Holy well, Dromore, Co. Cork
Co. Cork |
Holy Sites & Wells
At the base of a steep-sided hill in the grounds of what is now Nazareth House, formerly Dromore House, a well sits beneath a pump house, its original purpose as a source of domestic water supply long since overshadowing whatever ritual life it once held.
That domestic appropriation is part of what makes it interesting: a site that was, by various accounts, a place of cure and of circumambulatory prayer, reduced at some point to a practical convenience for the big house.

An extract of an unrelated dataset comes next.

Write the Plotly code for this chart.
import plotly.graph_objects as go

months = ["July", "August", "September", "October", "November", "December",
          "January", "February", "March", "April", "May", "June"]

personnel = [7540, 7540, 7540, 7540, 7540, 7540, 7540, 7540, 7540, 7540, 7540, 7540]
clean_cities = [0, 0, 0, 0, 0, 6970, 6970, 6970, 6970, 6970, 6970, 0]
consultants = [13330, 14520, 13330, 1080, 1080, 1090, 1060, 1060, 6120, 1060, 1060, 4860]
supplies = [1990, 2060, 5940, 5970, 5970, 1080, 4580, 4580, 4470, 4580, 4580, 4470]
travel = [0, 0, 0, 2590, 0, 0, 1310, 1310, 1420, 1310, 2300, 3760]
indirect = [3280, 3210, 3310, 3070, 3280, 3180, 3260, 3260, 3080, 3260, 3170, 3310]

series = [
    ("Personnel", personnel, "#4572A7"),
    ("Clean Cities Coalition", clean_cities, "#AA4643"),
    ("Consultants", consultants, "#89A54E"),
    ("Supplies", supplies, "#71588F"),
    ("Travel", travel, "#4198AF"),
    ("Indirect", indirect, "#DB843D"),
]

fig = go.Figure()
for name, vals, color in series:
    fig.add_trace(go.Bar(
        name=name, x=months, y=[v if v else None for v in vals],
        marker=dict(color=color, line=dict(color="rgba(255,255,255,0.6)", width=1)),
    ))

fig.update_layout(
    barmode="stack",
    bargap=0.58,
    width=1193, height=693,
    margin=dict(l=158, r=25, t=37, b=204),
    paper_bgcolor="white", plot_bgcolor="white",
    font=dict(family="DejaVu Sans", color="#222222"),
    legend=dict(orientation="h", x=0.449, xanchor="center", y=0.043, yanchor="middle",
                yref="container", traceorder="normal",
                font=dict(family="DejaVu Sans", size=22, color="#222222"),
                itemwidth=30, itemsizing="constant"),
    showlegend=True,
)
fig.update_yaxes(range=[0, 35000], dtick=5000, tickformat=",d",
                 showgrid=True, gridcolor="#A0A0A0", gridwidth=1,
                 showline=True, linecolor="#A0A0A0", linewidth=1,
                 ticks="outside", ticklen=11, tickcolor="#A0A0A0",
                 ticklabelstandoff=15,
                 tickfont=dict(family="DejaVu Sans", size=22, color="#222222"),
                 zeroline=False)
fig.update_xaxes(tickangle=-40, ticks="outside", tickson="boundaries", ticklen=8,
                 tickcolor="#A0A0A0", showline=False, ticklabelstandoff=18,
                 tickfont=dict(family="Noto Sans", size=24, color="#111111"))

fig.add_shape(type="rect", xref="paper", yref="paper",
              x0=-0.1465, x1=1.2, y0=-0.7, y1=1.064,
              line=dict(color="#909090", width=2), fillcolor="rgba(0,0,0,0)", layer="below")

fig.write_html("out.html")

The well's name, or rather its names, hint at a more layered past. Writing in 1905, the historian Berry noted that the Ordnance Survey Name Books recorded it as "Aunia's Well, formerly resorted to for cures," and he speculated that this was likely "Tobar-na-Faithnidhe," the well of the warts, the Irish word fauny relating to wart-like growths. Wart wells were a recognisable category of holy well in Ireland, where sufferers would wash the affected skin and sometimes leave a rag or coin as an offering. By 1934, Bowman was recording it under a different name entirely, Tobar Aine, or St Anne's Well, and noting that the rounds, the traditional circuits of prayer performed by pilgrims at such sites, had been discontinued for roughly fifty years. Grove White, writing in the early twentieth century, had already documented the pump house built over the well to supply water to Dromore House. Each name and each account catches the well at a different stage of forgetting.